→ **Set task**: Copy each line that contains the string "full".

→ **Extracted material**:
↓
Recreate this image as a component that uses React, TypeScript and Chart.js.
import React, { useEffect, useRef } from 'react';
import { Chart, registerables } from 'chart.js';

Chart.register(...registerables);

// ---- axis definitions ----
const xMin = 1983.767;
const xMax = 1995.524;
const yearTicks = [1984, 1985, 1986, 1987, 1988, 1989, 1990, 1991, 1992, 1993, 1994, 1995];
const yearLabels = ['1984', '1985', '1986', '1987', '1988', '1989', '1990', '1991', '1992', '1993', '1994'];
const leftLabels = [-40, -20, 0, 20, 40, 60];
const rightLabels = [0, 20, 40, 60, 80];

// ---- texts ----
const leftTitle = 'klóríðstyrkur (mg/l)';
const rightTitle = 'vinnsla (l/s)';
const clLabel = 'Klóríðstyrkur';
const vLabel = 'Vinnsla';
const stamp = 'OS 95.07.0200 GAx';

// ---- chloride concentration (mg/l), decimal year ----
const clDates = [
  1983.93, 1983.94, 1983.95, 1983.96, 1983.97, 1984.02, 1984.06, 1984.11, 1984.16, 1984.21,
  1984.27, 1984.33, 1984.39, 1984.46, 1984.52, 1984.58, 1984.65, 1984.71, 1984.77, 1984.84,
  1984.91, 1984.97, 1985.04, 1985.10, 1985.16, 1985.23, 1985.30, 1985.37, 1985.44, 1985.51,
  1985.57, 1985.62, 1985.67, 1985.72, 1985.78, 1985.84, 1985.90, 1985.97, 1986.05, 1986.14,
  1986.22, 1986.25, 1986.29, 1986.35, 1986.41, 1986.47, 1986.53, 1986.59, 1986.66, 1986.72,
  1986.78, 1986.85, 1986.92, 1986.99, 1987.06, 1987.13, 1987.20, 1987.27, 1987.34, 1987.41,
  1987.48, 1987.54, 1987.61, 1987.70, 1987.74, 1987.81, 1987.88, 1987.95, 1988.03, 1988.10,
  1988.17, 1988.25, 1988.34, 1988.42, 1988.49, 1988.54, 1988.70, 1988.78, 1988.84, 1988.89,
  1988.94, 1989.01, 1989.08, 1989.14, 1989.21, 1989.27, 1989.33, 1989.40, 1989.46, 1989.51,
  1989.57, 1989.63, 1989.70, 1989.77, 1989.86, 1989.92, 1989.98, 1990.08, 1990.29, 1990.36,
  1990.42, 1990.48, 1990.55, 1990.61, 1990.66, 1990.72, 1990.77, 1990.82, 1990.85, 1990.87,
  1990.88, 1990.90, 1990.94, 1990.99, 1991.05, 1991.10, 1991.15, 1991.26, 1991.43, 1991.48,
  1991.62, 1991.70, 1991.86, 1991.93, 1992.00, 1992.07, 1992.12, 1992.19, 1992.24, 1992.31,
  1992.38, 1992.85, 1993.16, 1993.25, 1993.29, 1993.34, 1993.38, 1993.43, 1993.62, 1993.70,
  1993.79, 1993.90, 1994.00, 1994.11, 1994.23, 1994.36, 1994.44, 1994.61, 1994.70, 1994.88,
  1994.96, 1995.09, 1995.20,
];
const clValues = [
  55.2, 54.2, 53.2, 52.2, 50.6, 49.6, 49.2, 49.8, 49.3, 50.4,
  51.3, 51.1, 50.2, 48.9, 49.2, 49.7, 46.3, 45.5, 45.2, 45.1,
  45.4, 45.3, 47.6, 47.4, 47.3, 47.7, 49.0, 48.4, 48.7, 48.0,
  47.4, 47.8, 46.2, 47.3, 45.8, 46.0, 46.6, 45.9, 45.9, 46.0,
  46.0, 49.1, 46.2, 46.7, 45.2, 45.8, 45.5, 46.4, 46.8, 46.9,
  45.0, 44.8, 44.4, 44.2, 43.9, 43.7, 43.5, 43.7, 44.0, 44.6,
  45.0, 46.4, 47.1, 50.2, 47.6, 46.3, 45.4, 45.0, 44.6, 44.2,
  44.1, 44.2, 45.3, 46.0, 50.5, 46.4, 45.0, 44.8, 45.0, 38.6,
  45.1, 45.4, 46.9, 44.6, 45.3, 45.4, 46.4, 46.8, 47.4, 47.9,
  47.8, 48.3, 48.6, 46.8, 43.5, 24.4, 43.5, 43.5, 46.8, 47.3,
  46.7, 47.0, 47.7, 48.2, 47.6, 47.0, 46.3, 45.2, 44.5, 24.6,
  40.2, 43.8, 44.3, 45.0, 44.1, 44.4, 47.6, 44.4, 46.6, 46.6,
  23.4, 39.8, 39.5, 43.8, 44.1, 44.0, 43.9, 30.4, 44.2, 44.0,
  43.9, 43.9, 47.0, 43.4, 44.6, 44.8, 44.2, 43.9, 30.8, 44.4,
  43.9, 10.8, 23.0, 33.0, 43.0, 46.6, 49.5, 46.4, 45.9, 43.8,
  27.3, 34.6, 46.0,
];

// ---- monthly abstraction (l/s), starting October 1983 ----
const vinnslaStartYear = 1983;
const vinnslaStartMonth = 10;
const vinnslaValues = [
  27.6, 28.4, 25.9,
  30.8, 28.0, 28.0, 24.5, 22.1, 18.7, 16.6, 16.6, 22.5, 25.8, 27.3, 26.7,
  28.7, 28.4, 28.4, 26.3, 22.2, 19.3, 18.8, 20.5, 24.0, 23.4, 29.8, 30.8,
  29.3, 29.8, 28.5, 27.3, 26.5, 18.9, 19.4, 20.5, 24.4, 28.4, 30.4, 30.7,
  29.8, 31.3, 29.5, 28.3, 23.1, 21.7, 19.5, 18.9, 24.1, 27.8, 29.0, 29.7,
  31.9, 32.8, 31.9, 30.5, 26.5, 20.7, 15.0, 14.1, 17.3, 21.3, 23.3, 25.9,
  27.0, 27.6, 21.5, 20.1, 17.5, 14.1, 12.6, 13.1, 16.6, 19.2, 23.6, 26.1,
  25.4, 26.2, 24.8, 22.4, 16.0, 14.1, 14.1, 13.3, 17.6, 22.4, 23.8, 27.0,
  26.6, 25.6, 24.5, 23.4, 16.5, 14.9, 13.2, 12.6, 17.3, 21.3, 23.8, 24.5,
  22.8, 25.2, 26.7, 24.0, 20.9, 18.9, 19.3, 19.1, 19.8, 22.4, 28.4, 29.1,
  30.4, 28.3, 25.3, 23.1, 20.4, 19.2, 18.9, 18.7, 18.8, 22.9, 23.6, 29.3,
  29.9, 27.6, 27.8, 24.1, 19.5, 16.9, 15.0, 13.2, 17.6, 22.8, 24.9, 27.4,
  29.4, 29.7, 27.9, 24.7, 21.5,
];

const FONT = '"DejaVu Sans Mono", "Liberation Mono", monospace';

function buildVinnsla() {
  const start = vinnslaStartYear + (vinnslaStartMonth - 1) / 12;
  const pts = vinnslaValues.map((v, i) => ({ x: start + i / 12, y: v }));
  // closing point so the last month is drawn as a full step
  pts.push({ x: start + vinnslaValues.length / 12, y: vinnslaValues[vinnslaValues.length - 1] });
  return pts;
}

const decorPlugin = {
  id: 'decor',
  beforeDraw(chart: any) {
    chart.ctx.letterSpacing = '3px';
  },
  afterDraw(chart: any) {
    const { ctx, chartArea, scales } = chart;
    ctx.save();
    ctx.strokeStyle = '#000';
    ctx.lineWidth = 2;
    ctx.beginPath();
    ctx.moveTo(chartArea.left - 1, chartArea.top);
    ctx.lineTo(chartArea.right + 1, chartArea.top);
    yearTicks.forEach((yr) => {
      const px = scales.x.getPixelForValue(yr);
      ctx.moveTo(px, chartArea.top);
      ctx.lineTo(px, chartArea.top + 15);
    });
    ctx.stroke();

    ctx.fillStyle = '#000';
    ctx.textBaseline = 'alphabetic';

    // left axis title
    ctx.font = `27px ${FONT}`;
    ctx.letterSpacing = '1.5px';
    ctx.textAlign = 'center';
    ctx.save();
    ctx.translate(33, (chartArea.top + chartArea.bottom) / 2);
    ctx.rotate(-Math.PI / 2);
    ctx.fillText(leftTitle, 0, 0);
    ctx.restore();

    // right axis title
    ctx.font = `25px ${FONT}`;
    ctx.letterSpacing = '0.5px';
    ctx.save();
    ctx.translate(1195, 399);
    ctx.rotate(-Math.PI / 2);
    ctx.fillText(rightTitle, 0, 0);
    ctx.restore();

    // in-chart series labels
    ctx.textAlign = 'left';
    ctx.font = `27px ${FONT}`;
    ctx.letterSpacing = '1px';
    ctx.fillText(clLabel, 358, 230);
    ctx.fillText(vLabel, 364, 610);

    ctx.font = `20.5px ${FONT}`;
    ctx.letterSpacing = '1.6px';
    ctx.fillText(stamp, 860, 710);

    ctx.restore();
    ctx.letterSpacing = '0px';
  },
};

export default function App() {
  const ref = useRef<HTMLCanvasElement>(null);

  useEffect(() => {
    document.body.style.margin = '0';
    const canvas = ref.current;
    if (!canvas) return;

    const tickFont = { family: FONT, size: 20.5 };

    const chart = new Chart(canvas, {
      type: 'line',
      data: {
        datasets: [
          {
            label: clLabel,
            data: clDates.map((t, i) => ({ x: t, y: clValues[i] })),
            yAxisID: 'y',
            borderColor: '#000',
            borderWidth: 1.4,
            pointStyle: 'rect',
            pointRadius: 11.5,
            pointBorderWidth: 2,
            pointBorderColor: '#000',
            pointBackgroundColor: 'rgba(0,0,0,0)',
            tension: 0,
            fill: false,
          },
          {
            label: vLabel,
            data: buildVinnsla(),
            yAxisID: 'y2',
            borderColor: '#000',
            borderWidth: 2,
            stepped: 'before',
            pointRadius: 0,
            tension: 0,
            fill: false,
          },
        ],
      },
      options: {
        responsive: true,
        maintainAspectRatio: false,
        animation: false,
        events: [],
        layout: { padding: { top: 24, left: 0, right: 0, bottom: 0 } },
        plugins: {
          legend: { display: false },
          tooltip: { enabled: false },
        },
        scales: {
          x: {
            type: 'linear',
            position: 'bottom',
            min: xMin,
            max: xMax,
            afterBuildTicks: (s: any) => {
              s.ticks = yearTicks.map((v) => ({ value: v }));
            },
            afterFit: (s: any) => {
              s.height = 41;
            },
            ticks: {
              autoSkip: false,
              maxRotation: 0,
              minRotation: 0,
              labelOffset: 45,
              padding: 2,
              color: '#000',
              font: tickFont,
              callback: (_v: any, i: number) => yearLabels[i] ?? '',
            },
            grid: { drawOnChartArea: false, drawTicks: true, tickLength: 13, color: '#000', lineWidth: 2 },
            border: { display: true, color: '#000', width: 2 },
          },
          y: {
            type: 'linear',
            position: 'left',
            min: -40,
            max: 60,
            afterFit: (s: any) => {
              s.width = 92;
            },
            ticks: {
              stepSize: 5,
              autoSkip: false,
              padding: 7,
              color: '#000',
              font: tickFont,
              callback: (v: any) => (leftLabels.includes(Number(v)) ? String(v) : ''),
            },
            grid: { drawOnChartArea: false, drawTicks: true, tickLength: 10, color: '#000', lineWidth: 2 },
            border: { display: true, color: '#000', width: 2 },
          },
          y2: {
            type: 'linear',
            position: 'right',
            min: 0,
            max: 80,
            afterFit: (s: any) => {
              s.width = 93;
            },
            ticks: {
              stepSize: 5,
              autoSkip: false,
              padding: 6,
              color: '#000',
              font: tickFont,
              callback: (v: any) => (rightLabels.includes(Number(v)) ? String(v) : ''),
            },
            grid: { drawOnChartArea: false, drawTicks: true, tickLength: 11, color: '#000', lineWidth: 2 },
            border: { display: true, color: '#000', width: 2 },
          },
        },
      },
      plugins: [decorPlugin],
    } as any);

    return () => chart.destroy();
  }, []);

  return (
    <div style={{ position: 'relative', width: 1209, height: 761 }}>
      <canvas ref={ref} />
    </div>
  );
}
↑
↓
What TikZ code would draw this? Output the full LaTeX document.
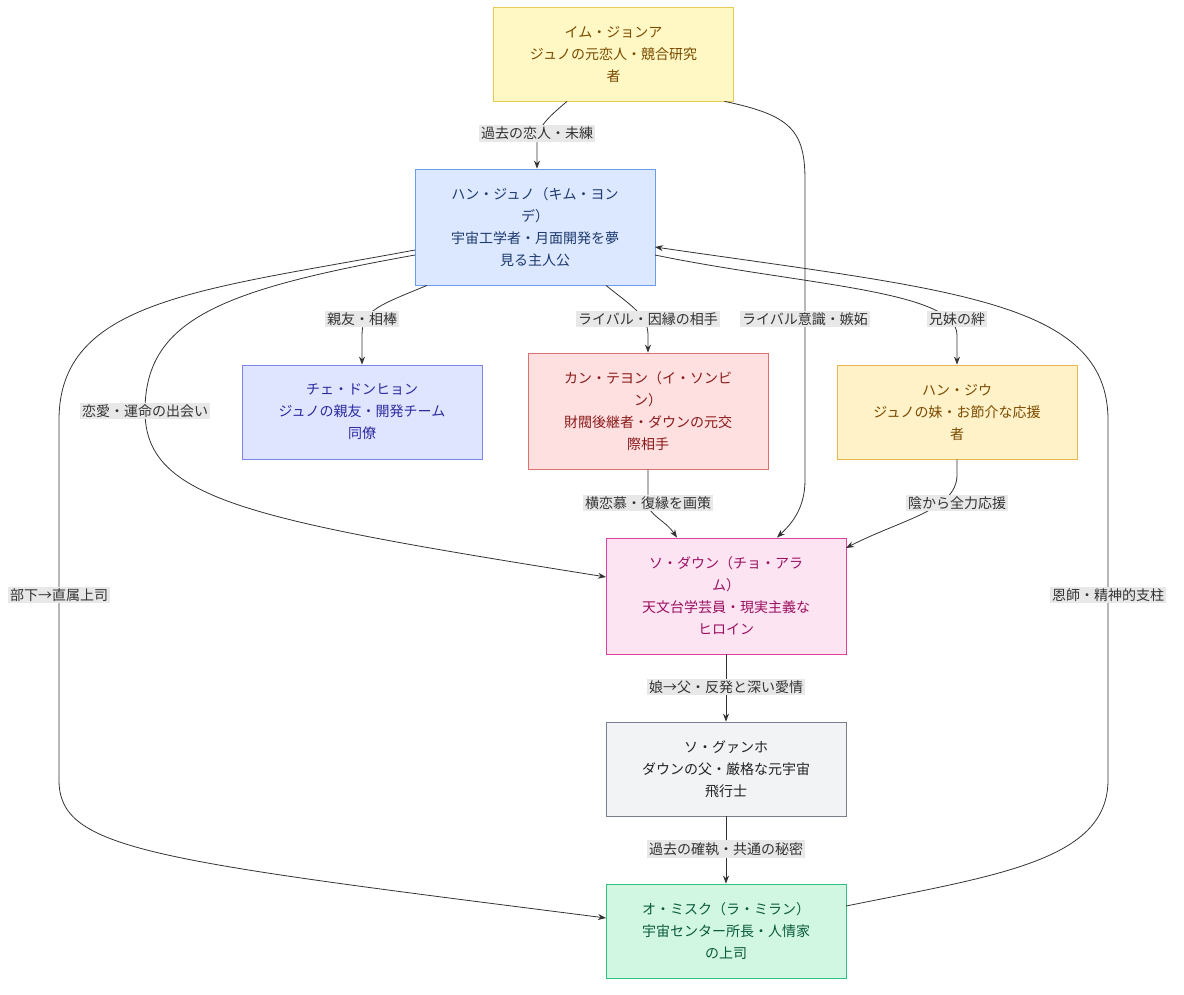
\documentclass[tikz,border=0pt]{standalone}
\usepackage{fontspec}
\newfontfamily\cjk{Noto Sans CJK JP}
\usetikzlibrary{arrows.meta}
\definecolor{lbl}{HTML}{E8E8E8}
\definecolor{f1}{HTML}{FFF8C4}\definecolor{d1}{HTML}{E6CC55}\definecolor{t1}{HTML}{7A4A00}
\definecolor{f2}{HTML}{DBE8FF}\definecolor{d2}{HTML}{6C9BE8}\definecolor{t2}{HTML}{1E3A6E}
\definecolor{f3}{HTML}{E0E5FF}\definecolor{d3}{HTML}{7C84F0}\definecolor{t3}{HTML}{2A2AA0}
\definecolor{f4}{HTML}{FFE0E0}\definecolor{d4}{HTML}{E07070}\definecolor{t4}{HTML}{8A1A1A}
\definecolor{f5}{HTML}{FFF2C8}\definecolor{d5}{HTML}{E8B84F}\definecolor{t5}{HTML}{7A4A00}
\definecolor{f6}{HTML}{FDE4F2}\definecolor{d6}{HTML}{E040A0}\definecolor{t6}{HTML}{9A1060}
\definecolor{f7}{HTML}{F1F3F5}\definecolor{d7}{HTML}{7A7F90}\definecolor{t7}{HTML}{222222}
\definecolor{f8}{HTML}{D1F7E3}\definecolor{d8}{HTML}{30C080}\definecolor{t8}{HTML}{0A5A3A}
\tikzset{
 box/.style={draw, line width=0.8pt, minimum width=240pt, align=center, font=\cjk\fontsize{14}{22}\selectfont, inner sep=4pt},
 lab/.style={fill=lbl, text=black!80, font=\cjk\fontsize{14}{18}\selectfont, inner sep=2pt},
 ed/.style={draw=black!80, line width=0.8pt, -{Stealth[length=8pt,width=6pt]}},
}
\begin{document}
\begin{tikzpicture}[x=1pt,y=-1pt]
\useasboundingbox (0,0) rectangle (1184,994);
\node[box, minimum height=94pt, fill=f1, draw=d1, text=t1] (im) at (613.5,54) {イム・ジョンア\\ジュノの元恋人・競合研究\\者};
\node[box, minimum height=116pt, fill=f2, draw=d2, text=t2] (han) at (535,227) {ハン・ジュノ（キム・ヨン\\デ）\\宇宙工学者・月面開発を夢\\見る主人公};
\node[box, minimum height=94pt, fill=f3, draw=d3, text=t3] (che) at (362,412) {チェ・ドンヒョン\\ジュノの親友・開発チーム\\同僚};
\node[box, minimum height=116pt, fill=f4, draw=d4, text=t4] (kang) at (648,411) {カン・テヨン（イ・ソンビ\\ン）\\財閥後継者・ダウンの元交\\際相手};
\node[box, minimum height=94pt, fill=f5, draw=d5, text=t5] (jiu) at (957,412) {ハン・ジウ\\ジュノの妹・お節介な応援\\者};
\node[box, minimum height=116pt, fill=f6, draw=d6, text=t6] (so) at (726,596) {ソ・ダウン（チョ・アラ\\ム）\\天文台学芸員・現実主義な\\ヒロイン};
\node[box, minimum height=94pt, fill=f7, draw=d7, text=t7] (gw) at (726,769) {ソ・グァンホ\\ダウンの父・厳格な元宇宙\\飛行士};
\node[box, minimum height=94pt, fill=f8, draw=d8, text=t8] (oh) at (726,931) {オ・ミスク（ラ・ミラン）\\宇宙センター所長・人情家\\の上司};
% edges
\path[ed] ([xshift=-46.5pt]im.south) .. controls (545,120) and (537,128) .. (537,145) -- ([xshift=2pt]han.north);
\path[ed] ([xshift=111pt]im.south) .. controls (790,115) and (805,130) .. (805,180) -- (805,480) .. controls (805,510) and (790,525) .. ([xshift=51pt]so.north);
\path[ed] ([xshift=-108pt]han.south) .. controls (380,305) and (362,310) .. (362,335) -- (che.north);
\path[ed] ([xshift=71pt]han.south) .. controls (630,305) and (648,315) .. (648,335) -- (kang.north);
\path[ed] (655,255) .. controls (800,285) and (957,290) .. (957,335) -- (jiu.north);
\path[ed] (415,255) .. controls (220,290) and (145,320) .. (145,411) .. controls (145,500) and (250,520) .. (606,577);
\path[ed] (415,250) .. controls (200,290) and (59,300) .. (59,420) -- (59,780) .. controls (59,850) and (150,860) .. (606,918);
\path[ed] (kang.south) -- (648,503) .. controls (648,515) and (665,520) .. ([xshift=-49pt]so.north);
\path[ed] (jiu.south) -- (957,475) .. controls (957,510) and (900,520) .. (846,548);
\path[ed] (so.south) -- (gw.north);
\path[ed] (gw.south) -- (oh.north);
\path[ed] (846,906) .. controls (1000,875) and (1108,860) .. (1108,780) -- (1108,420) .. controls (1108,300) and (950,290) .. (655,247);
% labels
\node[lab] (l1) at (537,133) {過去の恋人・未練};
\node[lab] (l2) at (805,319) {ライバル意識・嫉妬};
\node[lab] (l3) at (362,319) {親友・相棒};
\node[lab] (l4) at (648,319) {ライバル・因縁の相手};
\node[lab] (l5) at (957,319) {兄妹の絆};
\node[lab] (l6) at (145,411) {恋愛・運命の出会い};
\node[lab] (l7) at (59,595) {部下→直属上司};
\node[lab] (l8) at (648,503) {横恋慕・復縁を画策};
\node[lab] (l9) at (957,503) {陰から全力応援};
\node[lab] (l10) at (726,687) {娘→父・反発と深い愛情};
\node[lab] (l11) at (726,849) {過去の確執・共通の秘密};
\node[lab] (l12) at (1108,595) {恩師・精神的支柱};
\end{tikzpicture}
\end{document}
↑
→ **Task output**:
  // closing point so the last month is drawn as a full step
What TikZ code would draw this? Output the full LaTeX document.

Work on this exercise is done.